The image below shows table 9.9, from the latest (2014) edition published last October. Total debits (payments to the EU, row 50, final column for 2014) were £19.1bn. Divide that by 52 and you get to something around £350m a week. So the 350 itself is “right” but what does “total debits” mean. And when is it better to use the balance figure (roughly half the size, in row 50) or some other netted off figure (such as row 50 less row 17, as UKSA suggests in its statement)? How is a user of the table, prior to this debate, meant to know which is the “best” figure?
Here are the footnotes to the table, which do not explain this aspect of the figures:
I do not defend the continued use of the number by the Leave camp but a neutral in the cold light of day could feel some sympathy. A researcher who was happy to stumble into table 9.9 when it was published last year would see the gross figure and assume that it was the amount paid. Unless you know something that is quite technical, and involves looking in a place on another website to which you are not directed, why would you strip off some credits to reduce the amount paid over? I still don’t really understand why some credits and debits are or are not included in the best estimate of the government’s net (or gross?) payment. The data are probably very accurate but help is needed to understand the figures. That help was not offered by UKSA (or ONS, its executive arm) last October. Ticking off the Leave campaign for its use of the number would have much more weight and credibility if they had ignored clearly presented caveats.
What could ONS have done?
I would like to think that had ONS/UKSA known then what they know now, they’d have done things differently. Though there is no hint of this in their announcement today.
The minimum starting point would have been to add footnotes to table 9.9. In his statement today, Sir Andrew says “it is vital that official statistics are used accurately, with important caveats and limitations explained”. UKSA should have supplied those important caveats and limitations alongside the data! This could have been a link to Treasury guidance, other sources or just a line or two about the various versions of “net”, all of which are accurate but meaning different things, that could be derived from the table.
Or the rows could have been presented differently. Row 17 could have been slotted in under row 41 as another adjustment. Or if there is some need to present this table exactly as it is presented, produce a “Table 9.9 v2” on the tab/page after showing a version of the table that better reflects the reality, and direct users there, with explanation?
Accounts are presented all the time by many organisations. Sometimes there are constraints in how they can be presented but mostly the aim ought to be to help the reader draw the right conclusion. I went to the UK Statistics Authority annual accounts to see how they present expenditure. Quite well is the short answer. The image below is from page 75 of the 2014/15 accounts and shows how some receipts have been netted off the much larger expenditure. The same could have been done with the UK contributions to the EU budget.
One could say that total UKSA expenditure was £197m (£117m plus £81m in rounded terms). That doesn’t look wrong to me. But UKSA clearly felt that presenting what it calls net operating cost was more meaningful, so it added in the £27m of income, despite it being a section headed “Programme expenditure”. Further down there is a “Total comprehensive expenditure”incorporating other losses and gains (on capital and intangibles).
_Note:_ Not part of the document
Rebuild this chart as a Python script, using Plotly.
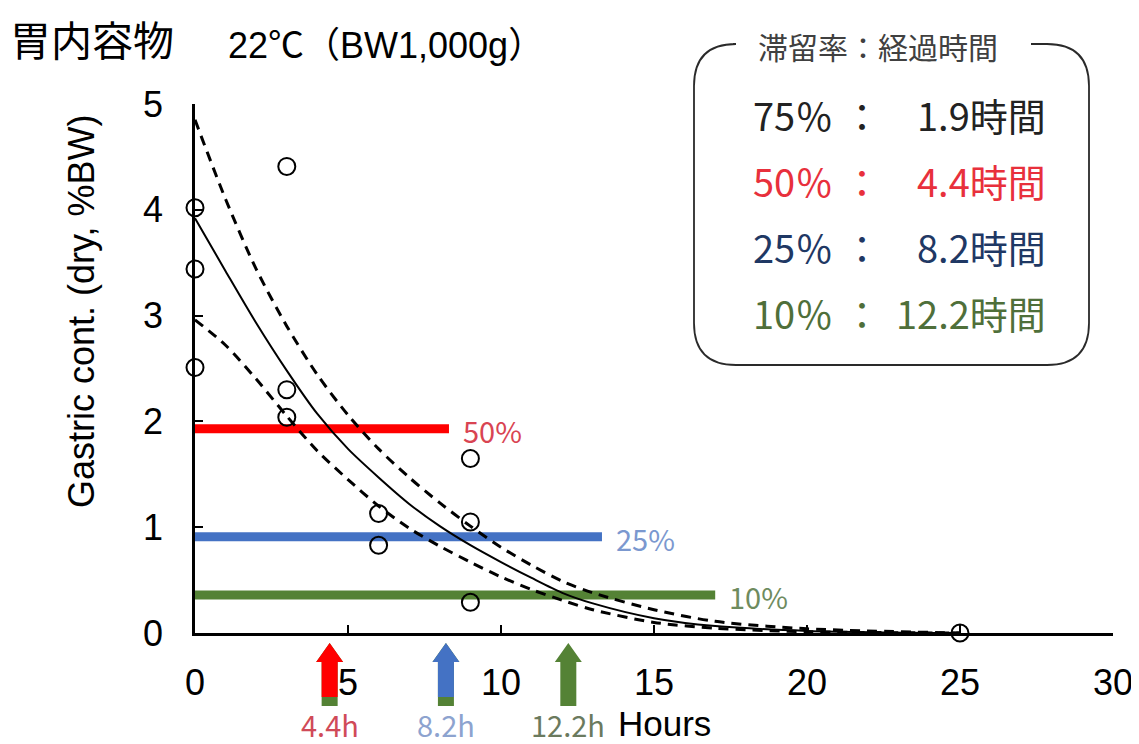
import plotly.graph_objects as go

# ---------------- data ----------------
obs_hours = [0, 0, 0, 3, 3, 3, 6, 6, 9, 9, 9, 25]
obs_content = [4.02, 3.44, 2.51, 4.41, 2.30, 2.04, 1.13, 0.83, 1.65, 1.05, 0.29, 0.0]

fit_hours = [0, 1, 2, 3, 4, 5, 6, 7, 8, 9, 10, 11, 12, 13, 15, 17, 20, 25]
fit_mean = [3.92, 3.42, 2.93, 2.48, 2.07, 1.74, 1.47, 1.22, 1.01, 0.83, 0.67, 0.52, 0.38, 0.28, 0.14, 0.065, 0.02, 0.0]
fit_upper = [4.85, 4.10, 3.44, 2.90, 2.44, 2.06, 1.74, 1.47, 1.23, 1.01, 0.81, 0.64, 0.49, 0.38, 0.22, 0.11, 0.04, 0.0]
fit_lower = [2.96, 2.72, 2.40, 2.05, 1.72, 1.45, 1.20, 0.99, 0.82, 0.67, 0.53, 0.41, 0.31, 0.22, 0.10, 0.045, 0.012, 0.0]

level_labels = ["50%", "25%", "10%"]
level_values = [1.93, 0.91, 0.36]
level_bar_end = [8.3, 13.3, 17.0]

arrow_hours = [4.4, 8.2, 12.2]
arrow_labels = ["4.4h", "8.2h", "12.2h"]

table_pct = ["75％", "50％", "25％", "10％"]
table_time = ["1.9時間", "4.4時間", "8.2時間", "12.2時間"]

x_ticks = [0, 5, 10, 15, 20, 25, 30]
y_ticks = [0, 1, 2, 3, 4, 5]

# ---------------- styles ----------------
# page body has an 8px margin, so the figure is drawn 8px smaller
OFF = 8
W, H = 1139 - OFF, 744 - OFF
ML, MR, MT, MB = 195 - OFF, 26, 104 - OFF, 111
PW, PH = W - ML - MR, H - MT - MB
X_RANGE = [0, 30]
Y_RANGE = [0, 5]
PX_PER_HOUR = PW / (X_RANGE[1] - X_RANGE[0])

LAT = "Liberation Sans, Arial, sans-serif"
CJK = "Noto Sans CJK JP, sans-serif"
MIX = "Liberation Sans, Noto Sans CJK JP, sans-serif"

bar_colors = ["#ff0000", "#4472c4", "#548235"]
level_text_colors = ["#d94452", "#7b98cf", "#6e8b5e"]
arrow_colors = ["#ff0000", "#4472c4", "#548235"]
arrow_base_color = "#548235"
arrow_text_colors = ["#d04a58", "#8da3cf", "#6b7a5e"]
table_colors = ["#222222", "#e8303c", "#1f3864", "#4f6f3a"]


def px_x(px):
    """reference-picture pixel x -> paper x"""
    return (px - OFF - ML) / PW


def px_y(py):
    """reference-picture pixel y -> paper y"""
    return (H - MB - (py - OFF)) / PH


fig = go.Figure()

# horizontal level bars
for lv, end, col in zip(level_values, level_bar_end, bar_colors):
    fig.add_trace(go.Scatter(x=[0, end], y=[lv, lv], mode="lines",
                             line=dict(color=col, width=9), cliponaxis=False,
                             hoverinfo="skip"))

# fitted curve and bands
for ys, dash, w in [(fit_upper, "10px,7px", 3), (fit_lower, "10px,7px", 3), (fit_mean, "solid", 2)]:
    fig.add_trace(go.Scatter(x=fit_hours, y=ys, mode="lines",
                             line=dict(color="black", width=w, dash=dash, shape="spline", smoothing=0.8),
                             cliponaxis=False, hoverinfo="skip"))

# observations
fig.add_trace(go.Scatter(x=obs_hours, y=obs_content, mode="markers",
                         marker=dict(symbol="circle-open", size=17, color="black",
                                     line=dict(width=2, color="black")),
                         cliponaxis=False))

annotations = []
shapes = []

# level labels
for name, lv, end, col in zip(level_labels, level_values, level_bar_end, level_text_colors):
    annotations.append(dict(x=end, y=lv, xref="x", yref="y", text=name, showarrow=False,
                            xanchor="left", yanchor="middle", xshift=12, yshift=-1,
                            font=dict(family=CJK, size=29, color=col)))

# arrows under the x axis
y_top, y_neck, y_bot, y_bot_col = px_y(643), px_y(662), px_y(706), px_y(697)
hw, sw = 13.5 / PX_PER_HOUR, 8 / PX_PER_HOUR


def arrow_path(t, bottom):
    return (f"M {t - sw},{bottom} L {t - sw},{y_neck} L {t - hw},{y_neck} L {t},{y_top} "
            f"L {t + hw},{y_neck} L {t + sw},{y_neck} L {t + sw},{bottom} Z")


for t, lab, col, tcol in zip(arrow_hours, arrow_labels, arrow_colors, arrow_text_colors):
    shapes.append(dict(type="path", xref="x", yref="paper", path=arrow_path(t, y_bot),
                       fillcolor=arrow_base_color, line=dict(width=0), layer="above"))
    if col != arrow_base_color:
        shapes.append(dict(type="path", xref="x", yref="paper", path=arrow_path(t, y_bot_col),
                           fillcolor=col, line=dict(width=0), layer="above"))
    annotations.append(dict(x=t, y=px_y(724), xref="x", yref="paper", text=lab, showarrow=False,
                            xanchor="center", yanchor="middle",
                            font=dict(family=CJK, size=29, color=tcol)))

annotations.append(dict(x=px_x(617), y=px_y(723), xref="paper", yref="paper", text="Hours",
                        showarrow=False, xanchor="left", yanchor="middle", borderpad=0,
                        font=dict(family=LAT, size=35, color="black")))

# y axis title
annotations.append(dict(x=px_x(81), y=px_y(312), xref="paper", yref="paper",
                        text="Gastric cont. (dry, %BW)", textangle=-90, showarrow=False,
                        xanchor="center", yanchor="middle",
                        font=dict(family=LAT, size=36, color="black")))

# titles
annotations.append(dict(x=px_x(8), y=px_y(38), xref="paper", yref="paper", text="胃内容物",
                        showarrow=False, xanchor="left", yanchor="middle",
                        font=dict(family=CJK, size=41, color="black")))
annotations.append(dict(x=px_x(226), y=px_y(45), xref="paper", yref="paper", text="22℃（BW1,000g）",
                        showarrow=False, xanchor="left", yanchor="middle",
                        font=dict(family=MIX, size=36, color="black")))

# legend box (rounded, gap at top for heading)
BL, BR, BT, BB, R = 694, 1089, 44, 365, 42
GX1, GX2 = 733, 1031
pts = [
    ("M", [(GX2, BT)]),
    ("L", [(BR - R, BT)]),
    ("Q", [(BR, BT), (BR, BT + R)]),
    ("L", [(BR, BB - R)]),
    ("Q", [(BR, BB), (BR - R, BB)]),
    ("L", [(BL + R, BB)]),
    ("Q", [(BL, BB), (BL, BB - R)]),
    ("L", [(BL, BT + R)]),
    ("Q", [(BL, BT), (BL + R, BT)]),
    ("L", [(GX1, BT)]),
]
path = " ".join(cmd + " " + " ".join(f"{px_x(a):.5f},{px_y(b):.5f}" for a, b in pp) for cmd, pp in pts)
shapes.append(dict(type="path", xref="paper", yref="paper", path=path,
                   line=dict(color="#2a2a2a", width=1.8), layer="above"))

annotations.append(dict(x=px_x(878), y=px_y(46), xref="paper", yref="paper", text="滞留率：経過時間",
                        showarrow=False, xanchor="center", yanchor="middle",
                        font=dict(family=CJK, size=30, color="#404040")))

row_y = [115, 180, 246, 312]
for pct, tm, col, ry in zip(table_pct, table_time, table_colors, row_y):
    annotations.append(dict(x=px_x(751), y=px_y(ry), xref="paper", yref="paper", text=pct,
                            showarrow=False, xanchor="left", yanchor="middle",
                            font=dict(family=CJK, size=38, color=col)))
    annotations.append(dict(x=px_x(862), y=px_y(ry), xref="paper", yref="paper", text="：",
                            showarrow=False, xanchor="center", yanchor="middle",
                            font=dict(family=CJK, size=38, color=col)))
    annotations.append(dict(x=px_x(1048), y=px_y(ry), xref="paper", yref="paper", text=tm,
                            showarrow=False, xanchor="right", yanchor="middle",
                            font=dict(family=CJK, size=38, color=col)))

axis_common = dict(showline=True, linecolor="black", linewidth=2.5, ticks="inside",
                   ticklen=8, tickwidth=2, tickcolor="black", showgrid=False, zeroline=False,
                   tickfont=dict(family=LAT, size=36, color="black"), fixedrange=True)

fig.update_layout(
    width=W, height=H,
    margin=dict(l=ML, r=MR, t=MT, b=MB, autoexpand=False),
    paper_bgcolor="white", plot_bgcolor="white",
    showlegend=False,
    xaxis=dict(range=X_RANGE, tickvals=x_ticks, ticklabelstandoff=16, **axis_common),
    yaxis=dict(range=Y_RANGE, tickvals=y_ticks, ticklabelstandoff=22, **axis_common),
    annotations=annotations,
    shapes=shapes,
)

fig.write_html("out.html")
That said, having missed the opportunity to present the data better last October and realising that a problem was brewing what could UKSA have done? One option was to reissue table 9.9 with footnotes and some explanatory text. It would have been an easy way to sort the problem. But they didn’t.
UKSA has tried to clear up the confusion, once it had set in, for example in this letter in April. It concluded as follows:
Alas, such interventions, given the other options had been passed up, always looked a bit too little too late. Apart from some press comment, the impact of such letters is questionable and they do not reach anyone else coming to the data who is not up to speed with the UKSA “disappointment”.
For the record, ONS has also published (25 May, on a beta site) one of its new “Perspective” features on The UK contribution to the EU budget. It included the chart below which helpfully sets out the numbers. It also had the lines (hidden away in a slideshow): “In 2014 the UK’s official gross payments to the EU amounted to £19.1 billion. However, this amount of money was never actually transferred to the EU …” Why was that information not put in the Pink Book?
So far as the £350m and the referendum goes, the die is cast. Today’s announcement seems unlikely to do anything to change the situation. Both sides have misused numbers in this referendum debate but the Leave campaign will probably feel a bit miffed about this UKSA statement and its timing so long after the data’s release in October. The issue needs to be returned to in the summer, in or out. The reputation of all statistics (and UKSA for that matter) is under threat.
- UKSA is reviewing the code of practice under which statistics are produced and disseminated. We shall hope that the statisticians have learnt that they must be super vigilant about presentation and how it affects the use of data. The new code can highlight that. The ONS must get its house in order.
- UKSA produced a report in 2013, “Official statistics in the context of the referendum on Scottish independence” ahead of the 2014 referendum. Perhaps it should have produced a similar document for this referendum too. It would have flushed out issues such as this before this late stage of the campaign.
Footnote – The UKSA statement of 27 May:
Sir Andrew Dilnot, Chair of the UK Statistics Authority has said today:
- Given the high level of public interest in the European Union referendum debate, it is vital that official statistics are used accurately, with important caveats and limitations explained.
- The UK Statistics Authority is disappointed to note that there continue to be suggestions that the UK contributes £350 million to the EU each week, and that this full amount could be spent elsewhere (see Annex A).
- As we have made clear, the UK’s contribution to the EU is paid after the application of the rebate. We have also pointed out that there are payments received by the UK public and private sectors that are relevant here. The continued use of a gross figure in contexts that imply it is a net figure is misleading and undermines trust in official statistics.